- Task directions:
Work through the data line by line, gathering every line that has the word "this".

-- start --

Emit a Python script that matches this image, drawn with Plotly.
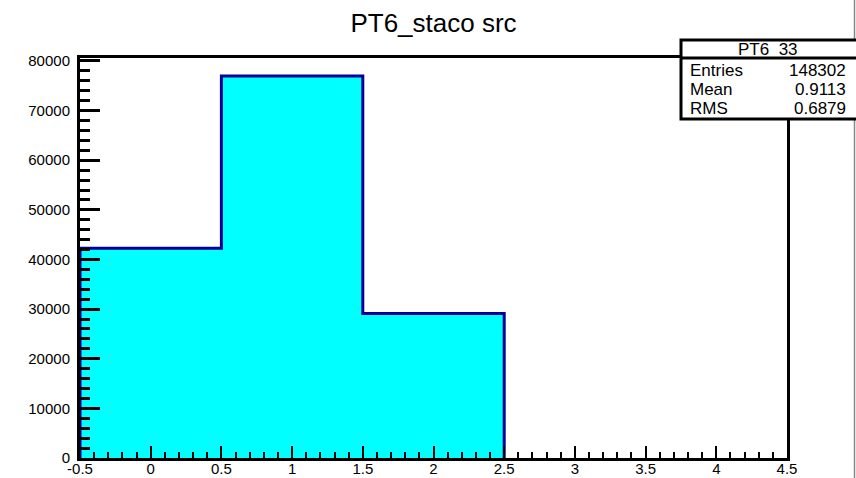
import plotly.graph_objects as go

# ---- data ----
bin_edges = [-0.5, 0.5, 1.5, 2.5]
bin_counts = [42252, 76952, 29098]
x_tick_vals = [-0.5, 0, 0.5, 1, 1.5, 2, 2.5, 3, 3.5, 4, 4.5]
x_tick_text = ["-0.5", "0", "0.5", "1", "1.5", "2", "2.5", "3", "3.5", "4", "4.5"]
y_tick_vals = [0, 10000, 20000, 30000, 40000, 50000, 60000, 70000, 80000]
y_tick_text = ["0", "10000", "20000", "30000", "40000", "50000", "60000", "70000", "80000"]
title_text = "PT6_staco src"
stats_name = "PT6_33"
stats_labels = ["Entries", "Mean", "RMS"]
stats_values = ["148302", "0.9113", "0.6879"]

W, H = 856, 478
L, R, T, B = 80, 69, 58, 20
PW, PH = W - L - R, H - T - B
X0, X1 = -0.5, 4.5
Y0, Y1 = 0, 80600

# step outline points
sx = [bin_edges[0]]
sy = [0]
for i, c in enumerate(bin_counts):
    sx.append(bin_edges[i])
    sy.append(c)
sx.append(bin_edges[-1]); sy.append(bin_counts[-1])
sx.append(bin_edges[-1]); sy.append(0)

fig = go.Figure()
fig.add_trace(go.Scatter(
    x=sx, y=sy, mode="lines", line=dict(shape="hv", color="#000099", width=3),
    fill="tozeroy", fillcolor="#00FFFF", hoverinfo="skip", showlegend=False))

def px2paper_x(p):
    return (p - L) / PW

def py2paper_y(p):
    return (H - B - p) / PH

FONT = "Liberation Sans, Arial, Helvetica, sans-serif"

fig.update_layout(
    width=W, height=H, margin=dict(l=L, r=R, t=T, b=B, pad=0, autoexpand=False),
    paper_bgcolor="white", plot_bgcolor="white",
    font=dict(family=FONT, color="black", size=15),
    title=dict(text=title_text, x=0.5, xref="paper", xanchor="center",
               y=1 - 23 / H, yref="container", yanchor="middle",
               font=dict(size=26, family=FONT, color="black")),
    showlegend=False,
)
fig.update_xaxes(
    range=[X0, X1], showgrid=False, zeroline=False, automargin=False,
    showline=True, linecolor="black", linewidth=3, mirror=True,
    ticks="inside", ticklen=12, tickwidth=2, tickcolor="black",
    tickvals=x_tick_vals, ticktext=x_tick_text,
    tickfont=dict(size=15, family=FONT),
    ticklabelstandoff=-5,
    minor=dict(ticks="inside", ticklen=6, tickwidth=2, tickcolor="black", dtick=0.1, showgrid=False),
)
fig.update_yaxes(
    range=[Y0, Y1], showgrid=False, zeroline=False, automargin=False,
    showline=True, linecolor="black", linewidth=3, mirror=True,
    ticks="inside", ticklen=20, tickwidth=3, tickcolor="black",
    tickvals=y_tick_vals, ticktext=y_tick_text,
    tickfont=dict(size=15, family=FONT),
    ticklabelstandoff=4,
    minor=dict(ticks="inside", ticklen=10, tickwidth=3, tickcolor="black", dtick=2000, showgrid=False),
)

shapes = []
# gray canvas edge line
shapes.append(dict(type="line", xref="paper", yref="paper",
                   x0=px2paper_x(854.5), x1=px2paper_x(854.5),
                   y0=py2paper_y(0), y1=py2paper_y(H),
                   line=dict(color="#888888", width=1.5), layer="above"))
# stats box
bx0, bx1, by0, by1, bdiv = 681, 860, 40, 119, 58
shapes.append(dict(type="rect", xref="paper", yref="paper",
                   x0=px2paper_x(bx0), x1=px2paper_x(bx1),
                   y0=py2paper_y(by1), y1=py2paper_y(by0),
                   fillcolor="white", line=dict(color="black", width=3), layer="above"))
shapes.append(dict(type="line", xref="paper", yref="paper",
                   x0=px2paper_x(bx0), x1=px2paper_x(bx1),
                   y0=py2paper_y(bdiv), y1=py2paper_y(bdiv),
                   line=dict(color="black", width=3), layer="above"))
fig.update_layout(shapes=shapes)

anns = [dict(text=stats_name, xref="paper", yref="paper",
             x=px2paper_x(768), y=py2paper_y(49.5), xanchor="center", yanchor="middle",
             showarrow=False, font=dict(size=17, family=FONT, color="black"))]
row_y = [70, 89.5, 108.5]
for lab, val, yy in zip(stats_labels, stats_values, row_y):
    anns.append(dict(text=lab, xref="paper", yref="paper",
                     x=px2paper_x(688), y=py2paper_y(yy), xanchor="left", yanchor="middle",
                     showarrow=False, font=dict(size=17, family=FONT, color="black")))
    anns.append(dict(text=val, xref="paper", yref="paper",
                     x=px2paper_x(848), y=py2paper_y(yy), xanchor="right", yanchor="middle",
                     showarrow=False, font=dict(size=17, family=FONT, color="black")))
fig.update_layout(annotations=anns)

fig.write_html(
    "out.html",
    config={"displayModeBar": False},
    post_script="document.body.style.margin='0';document.body.style.overflow='hidden';",
)
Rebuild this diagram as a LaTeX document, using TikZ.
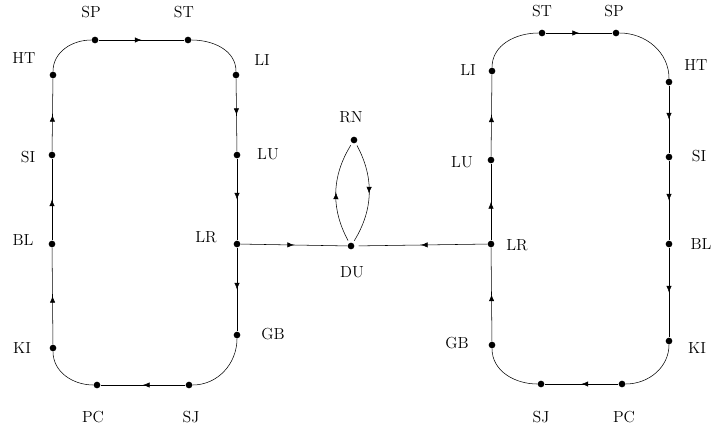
\documentclass[tikz,border=0pt]{standalone}
\usetikzlibrary{arrows.meta, decorations.markings}

\tikzset{
  station/.style = {circle, fill, inner sep=0pt, minimum size=5pt},
  tag/.style = {font=\large},
  midarrow/.style = {postaction={decorate},
    decoration={markings, mark=at position 0.5 with {\arrow{Latex[length=5pt, width=4pt]}}}},
}

\begin{document}
\begin{tikzpicture}[x=0.75pt, y=0.75pt]
                \useasboundingbox (0,0) rectangle (712,-432);

                % left loop
                \node[station] (aSP) at (95,-40) {};
                \node[station] (aST) at (188,-40) {};
                \node[station] (aHT) at (53,-75) {};
                \node[station] (aLI) at (236,-75) {};
                \node[station] (aSI) at (52,-155) {};
                \node[station] (aLU) at (237,-155) {};
                \node[station] (aBL) at (52,-244) {};
                \node[station] (aLR) at (237,-244) {};
                \node[station] (aKI) at (53,-348) {};
                \node[station] (aGB) at (237,-335) {};
                \node[station] (aPC) at (97,-385) {};
                \node[station] (aSJ) at (189,-385) {};

                \node[tag] (aSPl) at (91,-12) {SP};
                \node[tag] (aSTl) at (184,-12) {ST};
                \node[tag] (aHTl) at (24,-58) {HT};
                \node[tag] (aLIl) at (262,-60) {LI};
                \node[tag] (aSIl) at (28,-157) {SI};
                \node[tag] (aLUl) at (268,-154) {LU};
                \node[tag] (aBLl) at (23,-240) {BL};
                \node[tag] (aLRl) at (206,-237) {LR};
                \node[tag] (aKIl) at (22,-348) {KI};
                \node[tag] (aGBl) at (273,-334) {GB};
                \node[tag] (aPCl) at (93,-417) {PC};
                \node[tag] (aSJl) at (191,-417) {SJ};

                \draw[midarrow] (aSP) -- (aST);
                \draw (aST) to[out=0, in=90] (aLI);
                \draw[midarrow] (aLI) -- (aLU);
                \draw[midarrow] (aLU) -- (aLR);
                \draw[midarrow] (aLR) -- (aGB);
                \draw (aGB) to[out=-90, in=0] (aSJ);
                \draw[midarrow] (aSJ) -- (aPC);
                \draw (aPC) to[out=180, in=-90] (aKI);
                \draw[midarrow] (aKI) -- (aBL);
                \draw[midarrow] (aBL) -- (aSI);
                \draw[midarrow] (aSI) -- (aHT);
                \draw (aHT) to[out=90, in=180] (aSP);

                % right loop
                \node[station] (bLI) at (492,-71) {};
                \node[station] (bST) at (542,-33) {};
                \node[station] (bSP) at (616,-33) {};
                \node[station] (bHT) at (669,-82) {};
                \node[station] (bLU) at (491,-160) {};
                \node[station] (bSI) at (669,-157) {};
                \node[station] (bLR) at (491,-244) {};
                \node[station] (bBL) at (669,-244) {};
                \node[station] (bGB) at (492,-345) {};
                \node[station] (bKI) at (669,-341) {};
                \node[station] (bSJ) at (541,-384) {};
                \node[station] (bPC) at (622,-384) {};

                \node[tag] (bSTl) at (542,-11) {ST};
                \node[tag] (bSPl) at (614,-11) {SP};
                \node[tag] (bLIl) at (468,-70) {LI};
                \node[tag] (bHTl) at (696,-65) {HT};
                \node[tag] (bLUl) at (462,-162) {LU};
                \node[tag] (bSIl) at (699,-156) {SI};
                \node[tag] (bLRl) at (517,-245) {LR};
                \node[tag] (bBLl) at (701,-244) {BL};
                \node[tag] (bGBl) at (457,-343) {GB};
                \node[tag] (bKIl) at (697,-348) {KI};
                \node[tag] (bSJl) at (541,-417) {SJ};
                \node[tag] (bPCl) at (624,-417) {PC};

                \draw[midarrow] (bST) -- (bSP);
                \draw (bSP) to[out=0, in=90] (bHT);
                \draw[midarrow] (bHT) -- (bSI);
                \draw[midarrow] (bSI) -- (bBL);
                \draw[midarrow] (bBL) -- (bKI);
                \draw (bKI) to[out=-90, in=0] (bPC);
                \draw[midarrow] (bPC) -- (bSJ);
                \draw (bSJ) to[out=180, in=-90] (bGB);
                \draw[midarrow] (bGB) -- (bLR);
                \draw[midarrow] (bLR) -- (bLU);
                \draw[midarrow] (bLU) -- (bLI);
                \draw (bLI) to[out=90, in=180] (bST);

                % middle
                \node[station] (DU) at (351,-246) {};
                \node[station] (RN) at (354,-140) {};
                \node[tag] (DUl) at (352,-272) {DU};
                \node[tag] (RNl) at (351,-117) {RN};

                \draw[midarrow] (aLR) -- (DU);
                \draw[midarrow, shorten >=3pt] (bLR) -- (DU);
                \draw[midarrow, shorten <=2pt, shorten >=2pt] (DU) to[bend left=30] (RN);
                \draw[midarrow, shorten <=2pt, shorten >=2pt] (RN) to[bend left=30] (DU);

            \end{tikzpicture}
\end{document}
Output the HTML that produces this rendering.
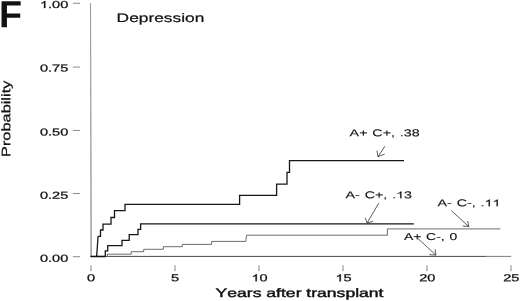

-- end --

- Task solution:
Emit a Python script that matches this image, drawn with Plotly.
Rebuild this diagram as a LaTeX document, using TikZ.
Output the HTML that produces this rendering.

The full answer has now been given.